しかし、笑いをこらえることができなかったのは、私だけではないのです。
(略)わけのわからぬ可笑しさがこみ上げて来まして、私は声を挙げて笑ってしまいました。おかみさんも、顔を赤くして少し笑いました。私は笑いがなかなかとまらず、ご亭主に悪いと思いましたが、なんだか奇妙に可笑しくて、いつまでも笑いつづけて涙が出て、夫の詩の中にある「文明の果の大笑い」というのは、こんな気持の事を言っているのかしらと、ふと考えました。
坂口安吾は、太宰の道化を「M・C(マイ・コメディアン)」と呼んでいましたが、笑いも太宰作品の大きな特徴ですね。もはや笑うしかないのでしょう。

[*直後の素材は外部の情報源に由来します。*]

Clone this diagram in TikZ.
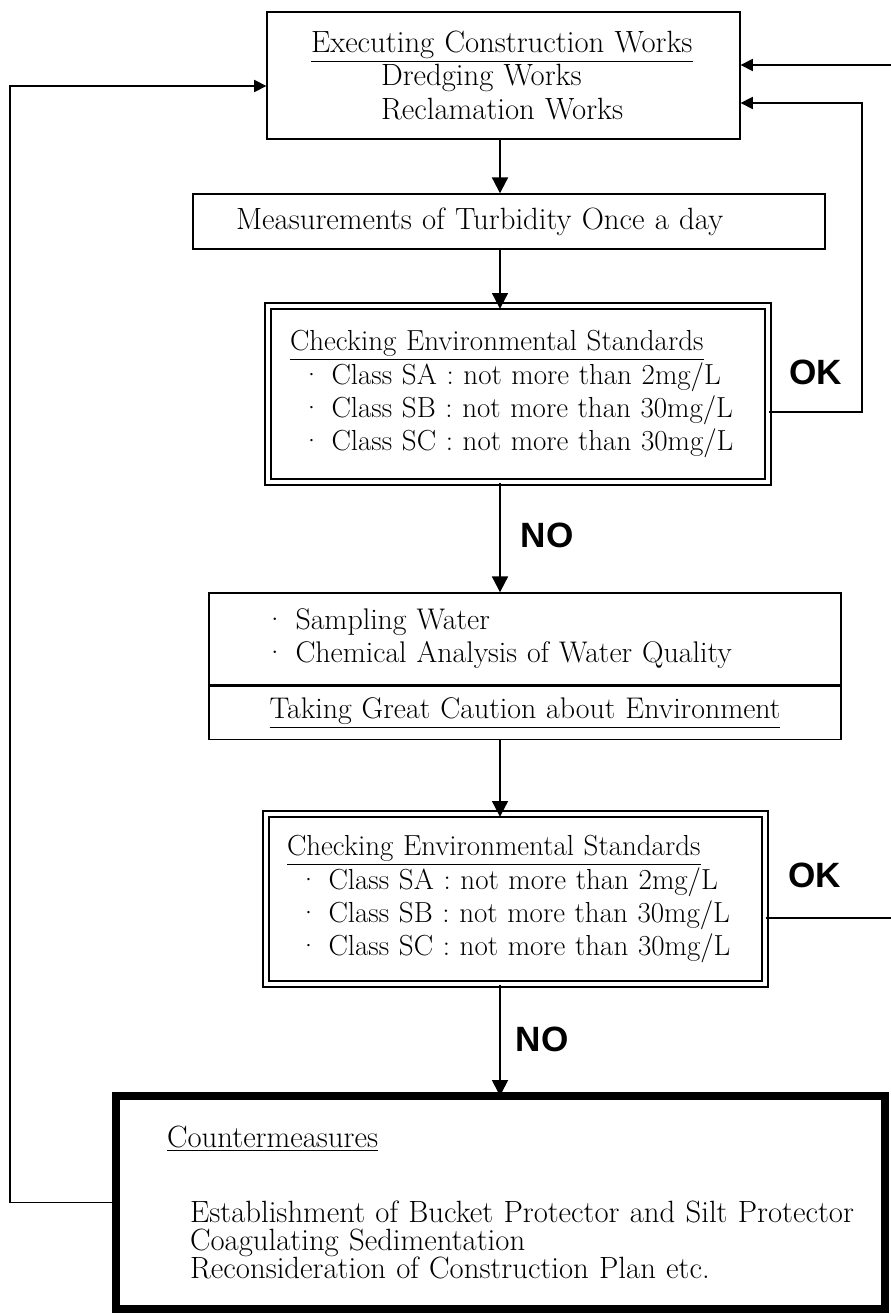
\documentclass[tikz,border=0pt]{standalone}
\usepackage{fontspec}
\newfontfamily\answerfont{Liberation Sans}
\usetikzlibrary{arrows.meta,positioning}

\newcommand{\boxsize}{\fontsize{17.5pt}{18.8pt}\selectfont}
\newcommand{\checksize}{\fontsize{16.5pt}{18.8pt}\selectfont}

\tikzset{
  box/.style={draw, line width=0.8pt, inner sep=0pt, align=left, font=\boxsize},
  checkbox/.style={box, double, double distance=2.5pt, font=\checksize},
  flow/.style={-{Triangle[length=9pt,width=9pt]}, line width=1.2pt},
  back/.style={-{Triangle[length=7pt,width=7pt]}, line width=0.8pt},
  answer/.style={font=\answerfont\bfseries\fontsize{20pt}{20pt}\selectfont}
}

\begin{document}
\begin{tikzpicture}[x=0.02cm, y=-0.02cm]

  \useasboundingbox (0,0) rectangle (891,1314);
  \clip (0,0) rectangle (891,1314);

  % boxes
  \node[box, minimum width=9.46cm, minimum height=2.54cm, text width=9.46cm] (exec) at (503.5,75.5)
    {\hspace*{0.88cm}\underline{Executing Construction Works}\\
     \hspace*{2.28cm}Dredging Works\\
     \hspace*{2.28cm}Reclamation Works};
  \node[box, minimum width=12.64cm, minimum height=1.1cm, text width=12.64cm] (meas) at (509,221.5)
    {\hspace*{0.86cm}Measurements of Turbidity Once a day};
  \node[checkbox, minimum width=10cm, minimum height=3.52cm, text width=10cm] (check1) at (518,394)
    {\hspace*{0.44cm}\underline{Checking Environmental Standards}\\
     \hspace*{0.66cm}\textperiodcentered\ Class SA : not more than 2mg/L\\
     \hspace*{0.66cm}\textperiodcentered\ Class SB : not more than 30mg/L\\
     \hspace*{0.66cm}\textperiodcentered\ Class SC : not more than 30mg/L};
  \node[box, minimum width=12.64cm, minimum height=1.84cm, text width=12.64cm,
        font=\fontsize{17pt}{18.8pt}\selectfont] (sample) at (525,639)
    {\hspace*{1.1cm}\textperiodcentered\ Sampling Water\\
     \hspace*{1.1cm}\textperiodcentered\ Chemical Analysis of Water Quality};
  \node[box, minimum width=12.64cm, minimum height=1.06cm, text width=12.64cm, align=center,
        font=\fontsize{17pt}{18.8pt}\selectfont, below=0pt of sample] (caution)
    {\underline{Taking Great Caution about Environment}};
  \node[checkbox, minimum width=9.98cm, minimum height=3.4cm, text width=9.98cm] (check2) at (515.5,899)
    {\hspace*{0.42cm}\underline{Checking Environmental Standards}\\
     \hspace*{0.64cm}\textperiodcentered\ Class SA : not more than 2mg/L\\
     \hspace*{0.64cm}\textperiodcentered\ Class SB : not more than 30mg/L\\
     \hspace*{0.64cm}\textperiodcentered\ Class SC : not more than 30mg/L};
  \node[box, line width=4.5pt, minimum width=15.38cm, minimum height=4.26cm, text width=15.38cm,
        font=\fontsize{17.5pt}{16pt}\selectfont] (counter) at (500.5,1202.5)
    {\hspace*{1.02cm}\underline{Countermeasures}\\[27pt]
     \hspace*{1.48cm}Establishment of Bucket Protector and Silt Protector\\
     \hspace*{1.48cm}Coagulating Sedimentation\\
     \hspace*{1.48cm}Reconsideration of Construction Plan etc.};

  % answers
  \node[answer] (no1) at (547,535) {NO};
  \node[answer] (no2) at (542,1039) {NO};
  \node[answer] (ok1) at (816,372) {OK};
  \node[answer] (ok2) at (815,875) {OK};

  % main line
  \coordinate (spine) at (500,0);
  \draw[flow] (exec.south -| spine) -- (meas.north -| spine);
  \draw[flow, shorten >=-2pt] (meas.south -| spine) -- (check1.north -| spine);
  \draw[flow] (check1.south -| spine) -- (sample.north -| spine);
  \draw[flow, shorten >=-2pt] (caution.south -| spine) -- (check2.north -| spine);
  \draw[flow, shorten >=-2.2pt] (check2.south -| spine) -- (counter.north -| spine);

  % loops back
  \coordinate (rightA) at (862,0);
  \coordinate (rightB) at (900,0);
  \coordinate (leftC) at (10,0);
  \coordinate (inA) at ([yshift=0.21cm]exec.east);
  \coordinate (inB) at ([yshift=-0.55cm]exec.east);
  \coordinate (inC) at ([yshift=-0.21cm]exec.west);
  \draw[back] ([yshift=-0.36cm]check1.east) -| (inB -| rightA) -- (inB);
  \draw[back] ([yshift=-0.38cm]check2.east) -| (inA -| rightB) -- (inA);
  \draw[back] (counter.west) -| (inC -| leftC) -- (inC);

\end{tikzpicture}
\end{document}
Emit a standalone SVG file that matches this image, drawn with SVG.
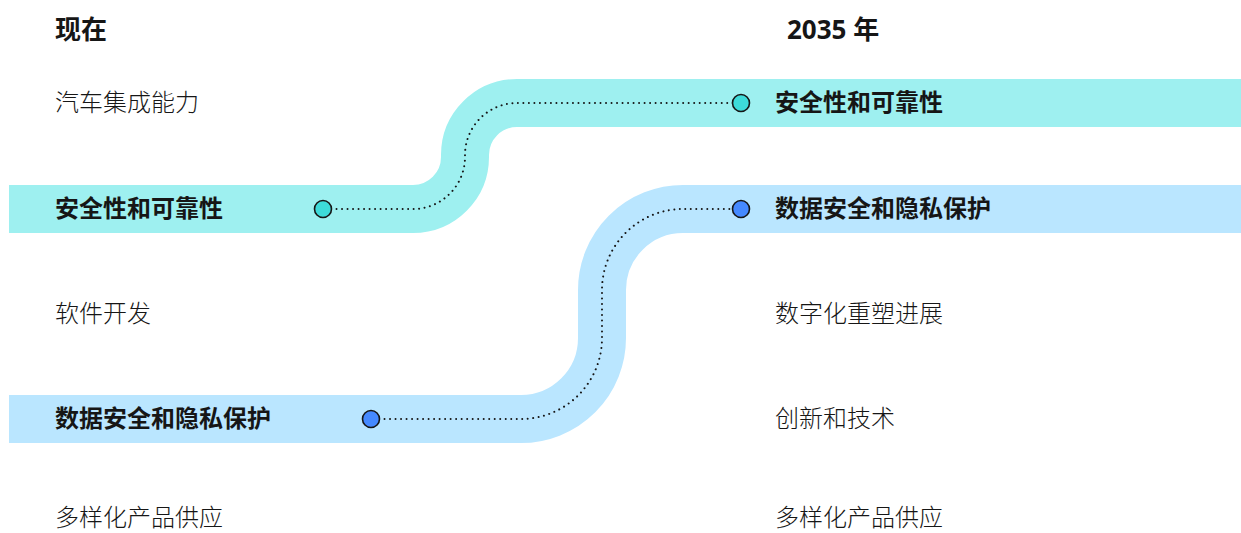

また、ラストの自虐をきわめたような会話の中に、そこはかとない哀しみが漂っている気がするのは、『ヴィヨンの妻』が玉川上水で「スタコラサっちゃん」こと山崎富栄と入水自殺した前年の1947年に書かれた作品だからかもしれません。ちなみに、同じ1947年には『斜陽』が、自殺した1948年には『人間失格』が書かれています。これをもって太宰は永遠の「スタア」になったのでした。
夫は、黙ってまた新聞に眼をそそぎ、
「やあ、また僕の悪口を書いている。エピキュリアンのにせ貴族だってさ。こいつは当たっていない。神におびえるエピキュリアン、とでも言ったらよいのに。さっちゃん、ごらん、ここに僕のことを、人非人なんてい書いていますよ。違うよねえ。僕は今だから言うけど、去年の暮にね、ここから五千円持って出たのは、さっちゃんと坊やに、あのお金で久し振りのいいお正月をさせたかったからです。人非人でないから、あんな事を仕出かすのです」
私は格別うれしくもなく、
「人非人でもいいじゃないの。私たちは。生きていさえすればいいのよ」
と言いました。
誤解する人も多いのですが、『ヴィヨンの妻』には”希望”なんてのはないのです。ただひとりよがりな生きる哀しみがあるだけです。
作中、「私」が二人の子供である「坊や」のことを、「わが子ながら、ほとんど阿呆の感じでした」と表現する箇所がありますが、実際に太宰に障害をもった子供がいたことを考えれば、こういった悪趣味ともいえるようなユーモアには、「家庭の幸福は諸悪の根源である」と嘯いた(うそぶいた)太宰の精一杯の虚勢が込められているように思いました。そもそも妻の「私」がけなげであればあるほど、夫の”ダメ亭主ぶり”が際立つこの小説自体、太宰一流の虚勢だと言えなくもありません。坂口安吾が、「太宰治情死考」で書いているように、太宰はホントは「サっちゃん」を軽蔑していたのです。にもかかわらず、「サっちゃん」と心中するのでした。もしかしたら、『ヴィヨンの妻』の「さっちゃん」も軽蔑していたのかもしれません。
坂口安吾は、人間には「どうしても死なゝければならぬ、などゝいう絶体絶命の思想」はなく、太宰の自殺も「芸道人の身もだえの一様相」のようなものだろうと書いていましたが、もとより人間というのは、生きる哀しみで死を選んだりするほどヤワな存在ではないのです。「死にたい」と思うことと実際に死ぬことは、まったく次元の異なる問題です。
金を無心に来た友人に「人間ほんとうに食うに困った時は、強盗でも何でもやるんだな」と言った吉本隆明ではないですが、にっちもさっちもいかなくなったらそれこそ強盗でも泥棒でもやって、地べたを這いつくばってでも生きていくのが人間ではないでしょうか。そうやって人生と格闘すべきだ(「不良少年とキリスト」)という坂口安吾に、そして、「人非人でもいいじゃないの」と言った『ヴィヨンの妻』の「さっちゃん」に、私は共鳴しますし、そこに人生の真実があるのだと思いたいですね。もっとも、私自身、そう言えるまで何十年もかかったのですが。